Exercise goal: Pictures stay out of the copy. Repeat exactly the lines from the first entry below through the line that contains "import * as", and nothing beyond.

+++ Stored data

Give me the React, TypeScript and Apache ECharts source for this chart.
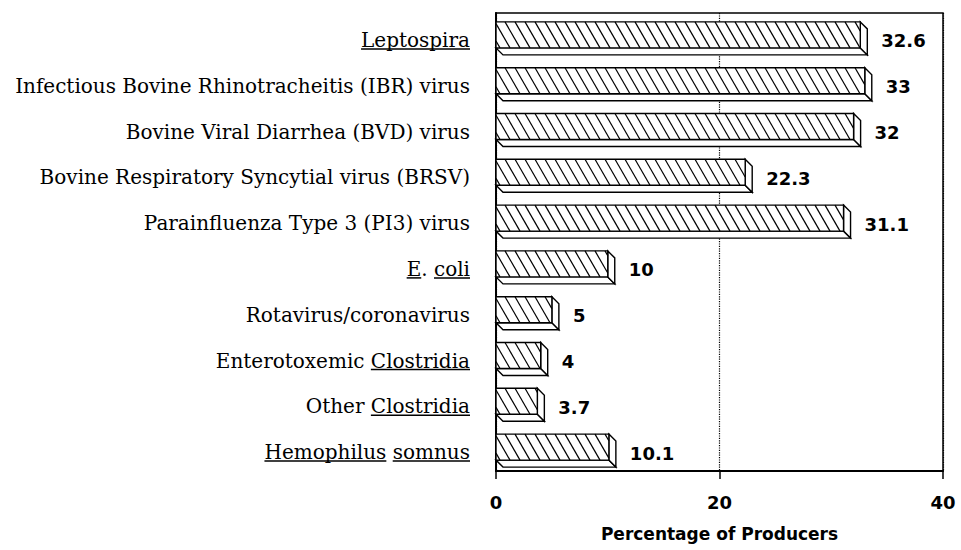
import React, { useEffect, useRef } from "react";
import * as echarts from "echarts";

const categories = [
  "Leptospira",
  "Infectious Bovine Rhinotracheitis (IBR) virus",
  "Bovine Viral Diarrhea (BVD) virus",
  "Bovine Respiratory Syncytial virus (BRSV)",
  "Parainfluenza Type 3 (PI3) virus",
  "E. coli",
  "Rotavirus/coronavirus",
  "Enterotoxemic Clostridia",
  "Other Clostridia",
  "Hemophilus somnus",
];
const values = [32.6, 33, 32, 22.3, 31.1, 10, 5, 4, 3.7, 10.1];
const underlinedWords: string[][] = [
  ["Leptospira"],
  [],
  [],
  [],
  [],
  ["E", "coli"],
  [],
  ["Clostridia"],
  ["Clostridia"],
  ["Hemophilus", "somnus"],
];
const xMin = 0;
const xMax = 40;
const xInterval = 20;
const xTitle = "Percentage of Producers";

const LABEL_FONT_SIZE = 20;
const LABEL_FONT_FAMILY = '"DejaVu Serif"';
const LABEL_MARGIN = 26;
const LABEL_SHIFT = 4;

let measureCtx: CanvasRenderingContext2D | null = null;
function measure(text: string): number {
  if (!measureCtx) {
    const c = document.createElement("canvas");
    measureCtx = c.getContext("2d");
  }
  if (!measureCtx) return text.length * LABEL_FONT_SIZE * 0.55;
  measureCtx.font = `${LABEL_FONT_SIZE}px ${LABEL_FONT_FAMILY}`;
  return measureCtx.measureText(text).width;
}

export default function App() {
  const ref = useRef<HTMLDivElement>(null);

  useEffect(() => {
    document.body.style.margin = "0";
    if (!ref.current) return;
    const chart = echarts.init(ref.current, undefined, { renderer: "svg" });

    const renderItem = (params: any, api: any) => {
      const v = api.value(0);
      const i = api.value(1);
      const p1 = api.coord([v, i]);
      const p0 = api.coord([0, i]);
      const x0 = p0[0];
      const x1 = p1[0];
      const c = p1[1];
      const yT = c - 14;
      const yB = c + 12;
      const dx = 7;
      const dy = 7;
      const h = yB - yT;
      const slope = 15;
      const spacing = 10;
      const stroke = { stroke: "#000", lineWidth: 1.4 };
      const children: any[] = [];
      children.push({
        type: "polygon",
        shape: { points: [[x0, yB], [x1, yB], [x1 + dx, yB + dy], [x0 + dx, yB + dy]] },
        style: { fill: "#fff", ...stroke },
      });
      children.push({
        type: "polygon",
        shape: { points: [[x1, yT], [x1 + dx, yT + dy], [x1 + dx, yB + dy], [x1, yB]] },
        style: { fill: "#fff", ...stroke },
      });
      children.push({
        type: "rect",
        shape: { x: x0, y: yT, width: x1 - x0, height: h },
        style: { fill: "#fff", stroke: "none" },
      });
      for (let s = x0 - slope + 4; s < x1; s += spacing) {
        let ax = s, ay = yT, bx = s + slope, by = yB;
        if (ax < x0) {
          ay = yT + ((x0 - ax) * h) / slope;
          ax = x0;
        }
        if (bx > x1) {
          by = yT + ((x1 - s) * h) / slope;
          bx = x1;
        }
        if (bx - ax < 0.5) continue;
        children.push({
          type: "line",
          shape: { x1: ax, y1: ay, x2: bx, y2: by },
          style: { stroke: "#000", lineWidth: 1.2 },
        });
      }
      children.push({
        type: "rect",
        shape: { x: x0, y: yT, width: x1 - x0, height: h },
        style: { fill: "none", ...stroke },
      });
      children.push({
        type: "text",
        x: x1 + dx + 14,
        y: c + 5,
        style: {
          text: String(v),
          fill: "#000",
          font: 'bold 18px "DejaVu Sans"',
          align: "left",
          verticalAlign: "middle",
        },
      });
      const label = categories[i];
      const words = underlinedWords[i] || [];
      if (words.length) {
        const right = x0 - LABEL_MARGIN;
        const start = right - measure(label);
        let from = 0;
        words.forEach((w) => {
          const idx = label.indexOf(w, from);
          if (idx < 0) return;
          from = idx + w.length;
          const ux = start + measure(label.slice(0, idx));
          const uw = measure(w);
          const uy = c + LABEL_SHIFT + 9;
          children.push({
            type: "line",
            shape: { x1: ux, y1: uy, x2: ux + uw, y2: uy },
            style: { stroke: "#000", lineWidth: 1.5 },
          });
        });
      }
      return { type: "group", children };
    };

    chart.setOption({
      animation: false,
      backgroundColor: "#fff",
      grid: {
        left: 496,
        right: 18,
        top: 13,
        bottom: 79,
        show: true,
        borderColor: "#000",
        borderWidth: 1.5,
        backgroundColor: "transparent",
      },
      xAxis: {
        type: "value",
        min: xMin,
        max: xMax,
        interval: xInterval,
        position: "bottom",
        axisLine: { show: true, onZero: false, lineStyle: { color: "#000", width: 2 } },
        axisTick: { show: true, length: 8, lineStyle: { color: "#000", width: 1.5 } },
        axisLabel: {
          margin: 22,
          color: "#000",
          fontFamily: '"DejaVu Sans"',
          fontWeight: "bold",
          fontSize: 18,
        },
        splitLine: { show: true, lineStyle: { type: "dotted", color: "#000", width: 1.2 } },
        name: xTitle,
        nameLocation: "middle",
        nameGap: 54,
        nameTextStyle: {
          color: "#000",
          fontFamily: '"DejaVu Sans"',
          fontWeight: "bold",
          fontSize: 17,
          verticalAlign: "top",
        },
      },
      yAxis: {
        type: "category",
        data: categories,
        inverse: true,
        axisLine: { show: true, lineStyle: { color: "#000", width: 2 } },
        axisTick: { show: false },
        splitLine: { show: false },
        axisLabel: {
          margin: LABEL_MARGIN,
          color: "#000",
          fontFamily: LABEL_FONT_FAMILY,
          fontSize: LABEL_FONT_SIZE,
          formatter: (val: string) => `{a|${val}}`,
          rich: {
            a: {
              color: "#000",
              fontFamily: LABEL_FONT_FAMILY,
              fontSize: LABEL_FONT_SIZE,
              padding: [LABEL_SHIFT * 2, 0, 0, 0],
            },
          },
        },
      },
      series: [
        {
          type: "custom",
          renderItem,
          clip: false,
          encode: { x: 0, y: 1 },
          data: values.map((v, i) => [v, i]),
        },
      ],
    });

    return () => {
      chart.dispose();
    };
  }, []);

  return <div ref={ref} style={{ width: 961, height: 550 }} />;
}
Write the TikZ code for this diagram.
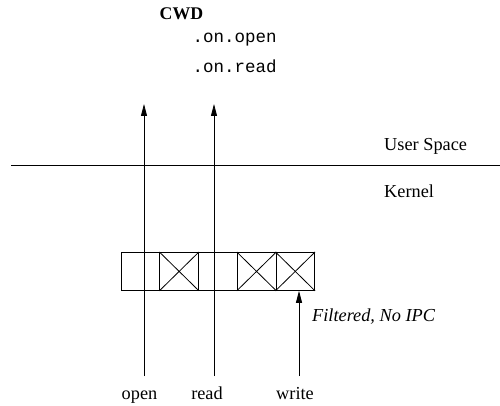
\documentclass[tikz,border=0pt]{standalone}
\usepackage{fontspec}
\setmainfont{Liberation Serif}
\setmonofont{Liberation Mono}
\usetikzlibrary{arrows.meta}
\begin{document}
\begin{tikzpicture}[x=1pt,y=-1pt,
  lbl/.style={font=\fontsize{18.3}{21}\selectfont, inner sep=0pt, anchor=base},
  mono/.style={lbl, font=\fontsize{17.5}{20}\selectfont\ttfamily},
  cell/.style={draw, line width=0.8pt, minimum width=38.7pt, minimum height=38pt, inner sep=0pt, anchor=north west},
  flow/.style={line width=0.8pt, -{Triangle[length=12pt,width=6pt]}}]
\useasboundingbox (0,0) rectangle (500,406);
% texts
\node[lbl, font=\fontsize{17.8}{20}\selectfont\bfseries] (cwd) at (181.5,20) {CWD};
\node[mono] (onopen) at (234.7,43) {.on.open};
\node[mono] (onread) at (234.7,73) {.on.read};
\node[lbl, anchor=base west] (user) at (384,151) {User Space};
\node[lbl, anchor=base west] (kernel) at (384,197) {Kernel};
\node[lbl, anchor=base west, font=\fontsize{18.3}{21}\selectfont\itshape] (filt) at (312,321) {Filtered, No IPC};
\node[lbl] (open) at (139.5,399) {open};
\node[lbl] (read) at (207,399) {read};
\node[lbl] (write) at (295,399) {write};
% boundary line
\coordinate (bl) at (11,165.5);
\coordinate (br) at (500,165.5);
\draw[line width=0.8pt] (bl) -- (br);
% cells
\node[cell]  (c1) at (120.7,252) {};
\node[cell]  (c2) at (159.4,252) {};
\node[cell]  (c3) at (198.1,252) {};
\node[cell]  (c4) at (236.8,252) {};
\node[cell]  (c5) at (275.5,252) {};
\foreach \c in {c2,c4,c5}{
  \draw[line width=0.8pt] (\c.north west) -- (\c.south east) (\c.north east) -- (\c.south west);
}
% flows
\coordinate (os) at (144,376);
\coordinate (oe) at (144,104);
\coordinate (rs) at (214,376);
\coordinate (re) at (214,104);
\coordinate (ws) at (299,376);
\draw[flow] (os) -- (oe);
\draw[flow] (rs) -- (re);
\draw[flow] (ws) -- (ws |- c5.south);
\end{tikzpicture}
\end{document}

++++++

Solution:
Give me the React, TypeScript and Apache ECharts source for this chart.
import React, { useEffect, useRef } from "react";
import * as echarts from "echarts";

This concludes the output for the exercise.